STOCKHOLM, March 14 (Reuters) - Sweden’s Absolut vodka is gaining ground in the U.S. vodka market and should stay strong even in if the world’s biggest economy stumbles, the chief executive of Absolut’s producer Vin & Sprit said on Wednesday.
Buyers are circling 90-year-old Vin & Sprit and its crown jewel, the world’s second-best selling international vodka, as the Swedish government prepares to sell it off as part of the country’s largest-ever privatisation programme.
“I think Absolut is doing fantastically well. We grew by 7 percent last year and people forget how much volume that is -- that’s almost 700,000 cases of growth,” Vin & Sprit head Bengt Baron told Reuters.

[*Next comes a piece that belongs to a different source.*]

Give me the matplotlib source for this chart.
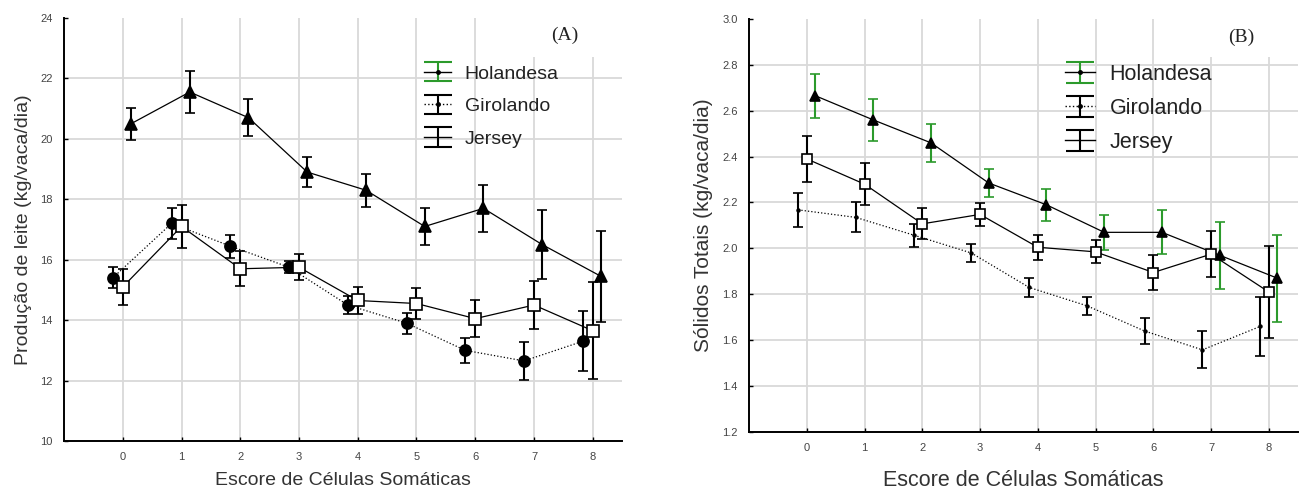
import numpy as np
import matplotlib
matplotlib.use("Agg")
import matplotlib.pyplot as plt
from matplotlib.patches import Rectangle

# ---------- dados ----------
escore = np.arange(9)
series = ["Holandesa", "Girolando", "Jersey"]

# (A) producao de leite (kg/vaca/dia)
leite_hol = [20.5, 21.55, 20.7, 18.9, 18.3, 17.1, 17.7, 16.5, 15.45]
leite_hol_err = [0.53, 0.7, 0.62, 0.5, 0.55, 0.6, 0.78, 1.15, 1.5]
leite_gir = [15.4, 17.2, 16.45, 15.75, 14.5, 13.9, 13.0, 12.65, 13.3]
leite_gir_err = [0.35, 0.5, 0.38, 0.2, 0.3, 0.35, 0.42, 0.63, 1.0]
leite_jer = [15.1, 17.1, 15.7, 15.75, 14.65, 14.55, 14.05, 14.5, 13.65]
leite_jer_err = [0.6, 0.7, 0.58, 0.43, 0.45, 0.5, 0.6, 0.78, 1.6]

# (B) solidos totais (kg/vaca/dia)
st_hol = [2.665, 2.56, 2.46, 2.285, 2.19, 2.07, 2.07, 1.97, 1.87]
st_hol_err = [0.095, 0.092, 0.083, 0.06, 0.07, 0.077, 0.096, 0.146, 0.19]
st_gir = [2.168, 2.135, 2.058, 1.98, 1.83, 1.75, 1.64, 1.558, 1.66]
st_gir_err = [0.075, 0.065, 0.05, 0.04, 0.04, 0.04, 0.056, 0.08, 0.127]
st_jer = [2.39, 2.28, 2.107, 2.148, 2.005, 1.985, 1.895, 1.975, 1.81]
st_jer_err = [0.1, 0.09, 0.068, 0.05, 0.055, 0.05, 0.077, 0.1, 0.2]

VERDE = "#2b9a2b"
CINZA_GRADE = "#d9d9d9"

fig = plt.figure(figsize=(12.99, 4.93), dpi=100)
fig.patch.set_facecolor("white")
plt.rcParams["font.family"] = ["Liberation Sans", "DejaVu Sans"]

axA = fig.add_axes([0.0493, 0.1055, 0.4296, 0.858])
axB = fig.add_axes([0.5766, 0.1237, 0.4224, 0.838])


def estilo(ax, ylim, yticks, fmt):
    ax.set_xlim(-1, 8.5)
    ax.set_ylim(*ylim)
    ax.set_xticks(escore)
    ax.set_yticks(yticks)
    ax.set_yticklabels([fmt.format(v) for v in yticks])
    ax.set_axisbelow(True)
    ax.grid(True, color=CINZA_GRADE, lw=1.3)
    ax.yaxis.get_gridlines()[-1].set_visible(False)  # sem linha no topo
    for s in ("top", "right"):
        ax.spines[s].set_visible(False)
    for s in ("left", "bottom"):
        ax.spines[s].set_linewidth(1.4)
    ax.tick_params(direction="in", length=3, width=1, labelsize=8,
                   labelcolor="#444444", pad=8)
    # area do rotulo do painel sem grade
    ax.add_patch(Rectangle((0.76, 0.908), 0.3, 0.1, transform=ax.transAxes,
                           facecolor="white", edgecolor="none", zorder=1,
                           clip_on=False))


def serie(ax, x, y, e, ls, marker, ms, mfc, ecolor):
    ax.errorbar(x, y, yerr=e, color="black", ls=ls, lw=0.9, marker=marker,
                ms=ms, mfc=mfc, mec="black", mew=1.2, ecolor=ecolor,
                elinewidth=1.5, capsize=3.5, capthick=1.5, zorder=3)


def legenda(ax, x0, y0, fs, lsp):
    kw = dict(lw=1, ms=5, elinewidth=1.5, capsize=10, capthick=1.5)
    h_hol = ax.errorbar([np.nan], [np.nan], yerr=[1], color="black", ls="-",
                        marker=".", ecolor=VERDE, **kw)
    h_gir = ax.errorbar([np.nan], [np.nan], yerr=[1], color="black", ls=":",
                        marker=".", ecolor="black", **kw)
    h_jer = ax.errorbar([np.nan], [np.nan], yerr=[1], color="black", ls="-",
                        marker="", ecolor="black", **kw)
    leg = ax.legend([h_hol, h_gir, h_jer], series, loc="upper left",
                    bbox_to_anchor=(x0, y0), frameon=False, fontsize=fs,
                    handlelength=1.4, handleheight=0.8, handletextpad=0.7,
                    labelspacing=lsp, borderpad=0, borderaxespad=0)
    for t in leg.get_texts():
        t.set_color("#222222")


# ---------- (A) ----------
estilo(axA, (10, 24), np.arange(10, 25, 2), "{:.0f}")
serie(axA, escore + 0.14, leite_hol, leite_hol_err, "-", "^", 8, "black", "black")
serie(axA, escore - 0.17, leite_gir, leite_gir_err, ":", "o", 8, "black", "black")
serie(axA, escore, leite_jer, leite_jer_err, "-", "s", 8, "white", "black")
axA.set_xlabel("Escore de Células Somáticas", fontsize=14, color="#333333",
               labelpad=7)
axA.set_ylabel("Produção de leite (kg/vaca/dia)", fontsize=14, color="#333333",
               labelpad=6)
legenda(axA, 0.645, 0.89, 14, 0.75)
axA.text(0.898, 0.96, "(A)", transform=axA.transAxes, fontsize=14,
         family="Liberation Serif", color="#222222", ha="center", va="center",
         zorder=5)

# ---------- (B) ----------
estilo(axB, (1.2, 3.0), np.round(np.arange(1.2, 3.01, 0.2), 1), "{:.1f}")
serie(axB, escore + 0.15, st_hol, st_hol_err, "-", "^", 7, "black", VERDE)
serie(axB, escore - 0.15, st_gir, st_gir_err, ":", ".", 4, "black", "black")
serie(axB, escore, st_jer, st_jer_err, "-", "s", 7.5, "white", "black")
axB.set_xlabel("Escore de Células Somáticas", fontsize=15.5, color="#333333",
               labelpad=12)
axB.set_ylabel("Sólidos Totais (kg/vaca/dia)", fontsize=15, color="#333333",
               labelpad=7)
legenda(axB, 0.575, 0.89, 15.5, 0.6)
axB.text(0.898, 0.955, "(B)", transform=axB.transAxes, fontsize=14,
         family="Liberation Serif", color="#222222", ha="center", va="center",
         zorder=5)

fig.savefig("out.png", dpi=100, facecolor="white")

“Here’s a brand with almost full distribution and 98 percent brand awareness in the (U.S.) consumer (market), and we’re still growing faster than the market in general,” he said. Swedish Financial Markets Minister Mats Odell has said all options are open for Vin & Sprit, including hiving off Absolut.

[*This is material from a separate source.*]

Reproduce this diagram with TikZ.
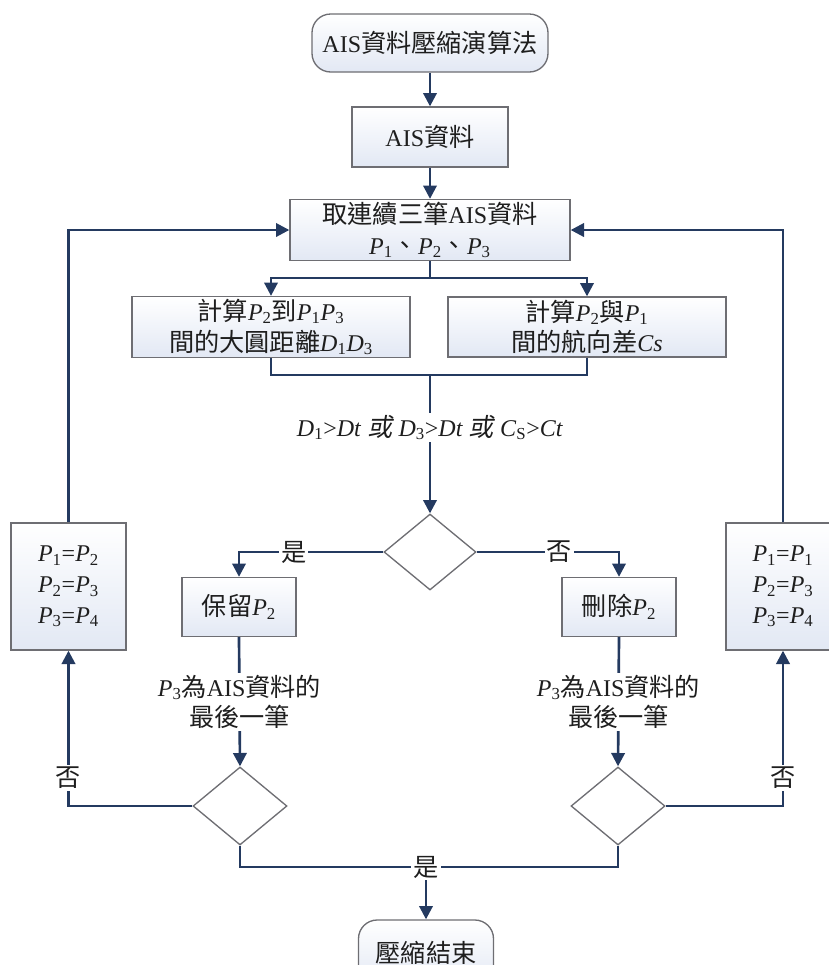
\documentclass[tikz,border=0pt]{standalone}
\usepackage{fontspec}
\setmainfont{Liberation Serif}
\newfontfamily\cjk[Scale=1.05]{Noto Sans CJK TC}
\newfontfamily\cjksl[Scale=1.05,FakeSlant=0.2]{Noto Sans CJK TC}
\usetikzlibrary{shapes.geometric,arrows.meta}
\definecolor{navy}{RGB}{36,58,96}
\definecolor{edgegray}{RGB}{110,110,115}
\definecolor{boxbot}{RGB}{226,232,244}
\definecolor{txt}{RGB}{30,30,30}
\newcommand\zh[1]{{\cjk #1}}
\newcommand\Pv[1]{\textit{P}\textsubscript{#1}}
\newcommand\Dv[1]{\textit{D}\textsubscript{#1}}
\begin{document}
\begin{tikzpicture}[x=0.75pt,y=-0.75pt,
  font=\fontsize{18}{23}\selectfont, text=txt,
  sz/.style 2 args={minimum width=#1*0.75pt, minimum height=#2*0.75pt},
  procbox/.style={draw=edgegray, line width=1pt, top color=white, bottom color=boxbot, inner sep=2pt, align=center},
  term/.style={procbox, rounded corners=14pt},
  decide/.style={diamond, draw=edgegray, line width=1pt, fill=white, inner sep=0pt},
  flow/.style={draw=navy, line width=2pt, -{Triangle[length=10pt,width=10pt]}},
  link/.style={draw=navy, line width=2pt},
  lab/.style={fill=white, inner sep=1.5pt, align=center}]
\useasboundingbox (0,0) rectangle (829,965);

% nodes
\node[term, sz={236}{58}] (start) at (430,43) {AIS\zh{資料壓縮演算法}};
\node[procbox, sz={156}{60}] (ais) at (430,137) {AIS\zh{資料}};
\node[procbox, sz={280}{60}] (take) at (430,230) {\zh{取連續三筆}AIS\zh{資料}\\\Pv1\zh{、}\Pv2\zh{、}\Pv3};
\node[procbox, sz={278}{60}] (calc1) at (271,327) {\zh{計算}\Pv2\zh{到}\Pv1\Pv3\\\zh{間的大圓距離}\Dv1\Dv3};
\node[procbox, sz={278}{60}] (calc2) at (587,327) {\zh{計算}\Pv2\zh{與}\Pv1\\\zh{間的航向差}\textit{Cs}};
\node[decide, sz={92}{76}] (dia) at (430,552) {};
\node[procbox, sz={114}{59}] (keep) at (239,607) {\zh{保留}\Pv2};
\node[procbox, sz={114}{59}] (del) at (619,607) {\zh{刪除}\Pv2};
\node[decide, sz={94}{78}] (d2) at (240,806) {};
\node[decide, sz={94}{78}] (d3) at (618,806) {};
\node[procbox, sz={115}{127}] (lbox) at (68.5,586.5) {\Pv1=\Pv2\\\Pv2=\Pv3\\\Pv3=\Pv4};
\node[procbox, sz={114}{127}] (rbox) at (783,586.5) {\Pv1=\Pv1\\\Pv2=\Pv3\\\Pv3=\Pv4};
\node[term, sz={135}{66}] (end) at (426,953) {\zh{壓縮結束}};

% coordinates
\coordinate (split) at (430,278);
\coordinate (merge) at (430,375);
\coordinate (join) at (426,867);

% connectors
\draw[flow] (start) -- (ais);
\draw[flow] (ais) -- (take);
\draw[link] (take.south) -- (split);
\draw[flow] (split) -| (calc1.north);
\draw[flow] (split) -| (calc2.north);
\draw[link] (calc1.south) |- (merge);
\draw[link] (calc2.south) |- (merge);
\draw[flow] (merge) -- node[lab, pos=0.38]{\Dv1{\textgreater}\textit{Dt} {\cjksl 或} \Dv3{\textgreater}\textit{Dt} {\cjksl 或} \textit{C}\textsubscript{S}{\textgreater}\textit{Ct}} (dia.north);
\draw[flow] (dia.west) -| node[lab, pos=0.31]{\zh{是}} (keep.north);
\draw[flow] (dia.east) -| node[lab, pos=0.29]{\zh{否}} (del.north);
\draw[flow] (keep.south) -- node[lab]{\Pv3\zh{為}AIS\zh{資料的}\\\zh{最後一筆}} (d2.north);
\draw[flow] (del.south) -- node[lab]{\Pv3\zh{為}AIS\zh{資料的}\\\zh{最後一筆}} (d3.north);
\draw[flow] (d2.west) -| node[lab, pos=0.59]{\zh{否}} (lbox.south);
\draw[flow] (d3.east) -| node[lab, pos=0.59]{\zh{否}} (rbox.south);
\draw[flow] (lbox.north) |- (take.west);
\draw[flow] (rbox.north) |- (take.east);
\draw[link] (d2.south) |- (join);
\draw[link] (d3.south) |- (join);
\draw[flow] (join) -- (end.north);
\node[lab] (yes) at (join) {\zh{是}};
\end{tikzpicture}
\end{document}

Paul Walsh, chief executive of Diageo DGE.L, the world's top spirits producer and maker of top-selling vodka Smirnoff, said on Wednesday his company would be interested when Absolut comes up for sale.
A source familiar with the situation said private equity was also in the mix of interested parties.
Baron was unworried about a U.S. economic slowdown since spirits tend to be immune to the business cycle.
“It seems like the consumer continues to reward herself or himself even in less good times,” he said.
In the United States, where Baron said Absolut has about 10-1/2 to 11 percent of the total vodka market, sales rose to 4.9 million nine-litre cases in 2006, up from 4.7 million in 2005.
“If there is a slowdown or a recession, it will be interesting to see if we have a bigger shift from premium and super premium, but so far there are no signs of that,” he said.
Even if the Swedish government does divide it from Absolut, Vin & Sprit is strong enough to survive, Baron said. The unit that houses Absolut -- V&S Absolut Spirits -- accounted for 84 percent of the company’s operating profit last year.
“Our Nordic operation is rock-solid,” he said.
He cited market leadership in Sweden and Denmark, along with a 2006 deal to become Nordic distributor for Foster's FGL.AX wines, which include Lindemans and Penfolds.
Baron would not be drawn on whether selling Absolut separately would raise more for the government and said this was just one idea in a process still at a very early stage.
LUXURY TO BE LONG-TERM
And Baron said state ownership had had its benefits.
“We’ve had the luxury of being allowed to be long-term, far more than I think many companies that are set up on a quarterly (results) driven stock exchange are allowed to be,” he said.
“I am not sure that Absolut vodka would have happened in a traded company. I think it might have peaked far earlier and I think people might have become greedy far earlier and not really seen the potential of the brand.”
Baron has not been approached by any of the potential buyers and would not say which he thought made the most sense.
Analysts have suggested that Fortune Brands might have an edge since an existing U.S. distribution deal between it and Vin & Sprit might be costly to break.
But Baron said he could not disclose the penalties Vin & Sprit would face for leaving the Maxxium distribution joint venture.
France's Remy Cointreau RCOP.PA said last year it would pay a 240 million-euro penalty to Vin & Sprit, Britain's Edrington Group and Fortune's Beam Global for leaving Maxxium.
Baron said the distribution deals could continue if Fortune were not the buyer, depending on the circumstances.
“It would be possible to maintain the relationship if it’s a trade buyer (or a private equity buyer),” he said.
“It all depends on whether it’s competitive or not”.